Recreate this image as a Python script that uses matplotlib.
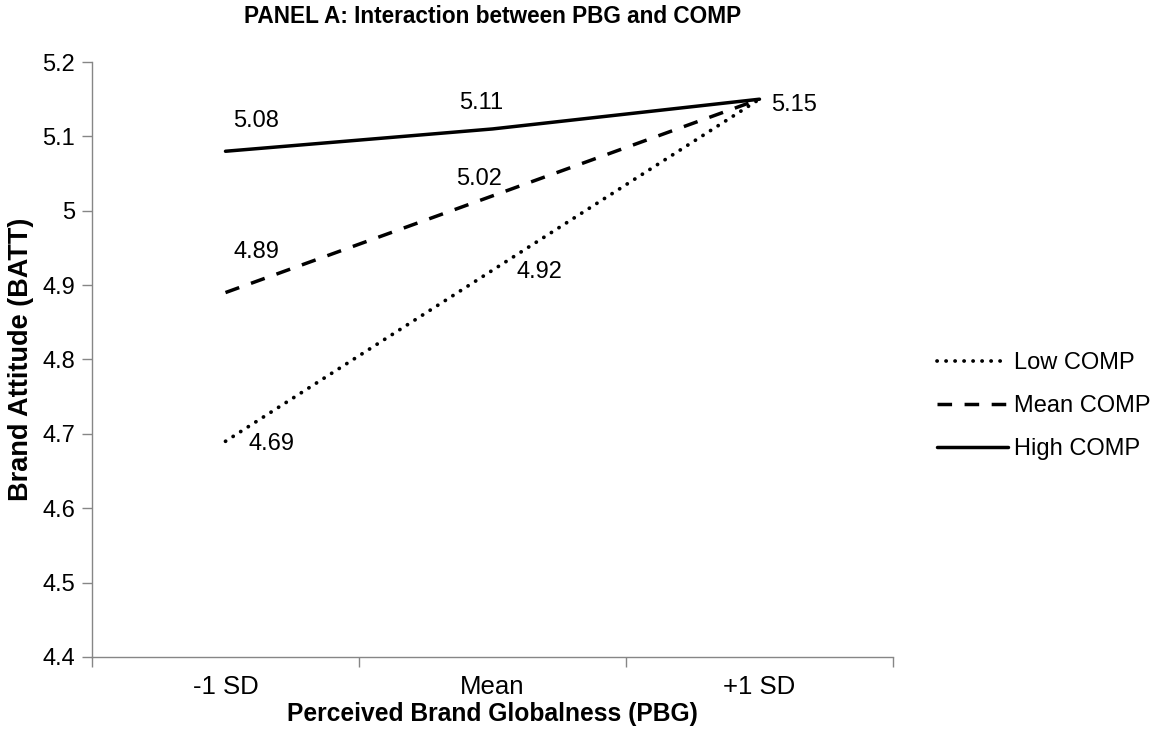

# # # # # # #

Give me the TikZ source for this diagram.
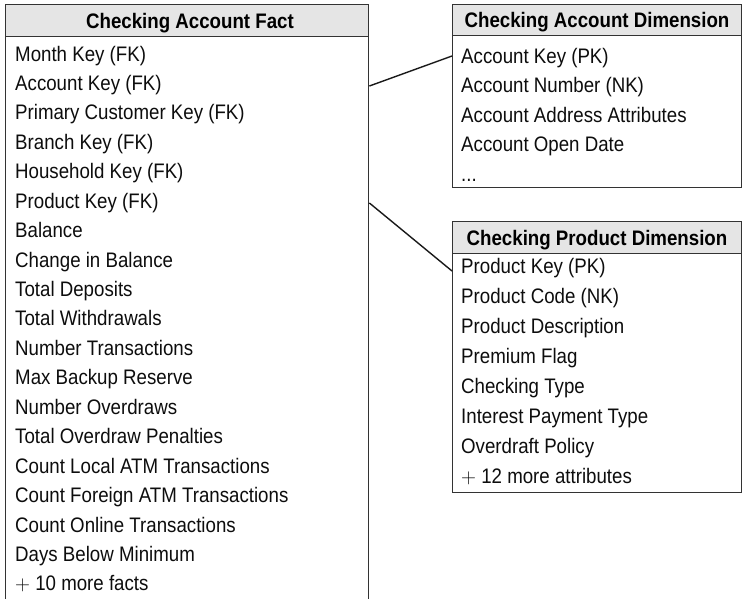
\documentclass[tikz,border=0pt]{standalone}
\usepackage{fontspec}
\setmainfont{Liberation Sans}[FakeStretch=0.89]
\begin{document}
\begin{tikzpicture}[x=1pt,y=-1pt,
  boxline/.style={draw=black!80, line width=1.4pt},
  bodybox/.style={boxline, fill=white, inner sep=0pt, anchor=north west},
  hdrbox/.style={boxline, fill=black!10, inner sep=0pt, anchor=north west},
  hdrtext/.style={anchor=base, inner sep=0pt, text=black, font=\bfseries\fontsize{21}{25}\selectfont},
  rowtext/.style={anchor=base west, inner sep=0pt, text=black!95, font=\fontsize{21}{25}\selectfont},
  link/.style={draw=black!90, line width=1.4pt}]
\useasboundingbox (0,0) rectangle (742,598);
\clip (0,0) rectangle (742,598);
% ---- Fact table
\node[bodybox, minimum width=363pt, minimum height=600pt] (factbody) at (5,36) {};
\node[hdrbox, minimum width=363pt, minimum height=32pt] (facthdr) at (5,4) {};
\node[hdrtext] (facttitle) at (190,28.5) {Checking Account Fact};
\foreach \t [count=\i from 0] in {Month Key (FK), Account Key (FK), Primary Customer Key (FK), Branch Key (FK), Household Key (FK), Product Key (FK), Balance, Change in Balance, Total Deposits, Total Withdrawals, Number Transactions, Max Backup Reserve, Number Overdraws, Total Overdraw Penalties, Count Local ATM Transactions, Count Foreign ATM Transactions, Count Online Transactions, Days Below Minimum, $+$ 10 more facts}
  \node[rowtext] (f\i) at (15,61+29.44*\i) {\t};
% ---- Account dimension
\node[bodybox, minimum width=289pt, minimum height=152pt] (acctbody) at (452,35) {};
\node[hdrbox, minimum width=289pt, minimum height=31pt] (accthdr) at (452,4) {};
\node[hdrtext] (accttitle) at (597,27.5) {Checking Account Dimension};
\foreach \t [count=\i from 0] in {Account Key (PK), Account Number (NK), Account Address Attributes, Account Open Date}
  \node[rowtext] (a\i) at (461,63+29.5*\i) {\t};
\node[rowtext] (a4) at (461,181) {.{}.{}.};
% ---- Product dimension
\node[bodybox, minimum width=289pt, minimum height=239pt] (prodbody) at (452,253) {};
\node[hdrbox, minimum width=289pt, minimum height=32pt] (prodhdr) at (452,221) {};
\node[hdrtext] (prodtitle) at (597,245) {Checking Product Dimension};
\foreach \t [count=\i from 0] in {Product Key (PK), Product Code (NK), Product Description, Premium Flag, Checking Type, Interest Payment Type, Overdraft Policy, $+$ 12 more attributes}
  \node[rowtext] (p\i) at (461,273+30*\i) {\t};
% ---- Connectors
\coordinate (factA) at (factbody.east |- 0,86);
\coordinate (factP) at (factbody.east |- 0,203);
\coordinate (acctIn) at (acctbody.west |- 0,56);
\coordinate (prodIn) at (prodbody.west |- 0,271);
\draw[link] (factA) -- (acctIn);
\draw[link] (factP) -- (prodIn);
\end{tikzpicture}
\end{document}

# # # # # # #

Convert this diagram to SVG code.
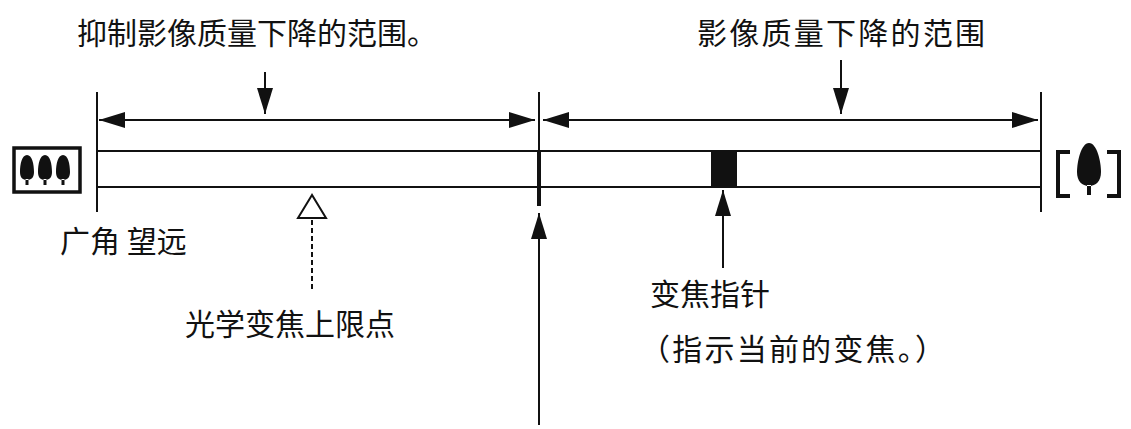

# # # # # # #

## THE EXERCISE:
Track down all lines above with the string "this" and copy them.

## TASK OUTPUT:
Recreate this image as a Python script that uses matplotlib.
Give me the TikZ source for this diagram.
Convert this diagram to SVG code.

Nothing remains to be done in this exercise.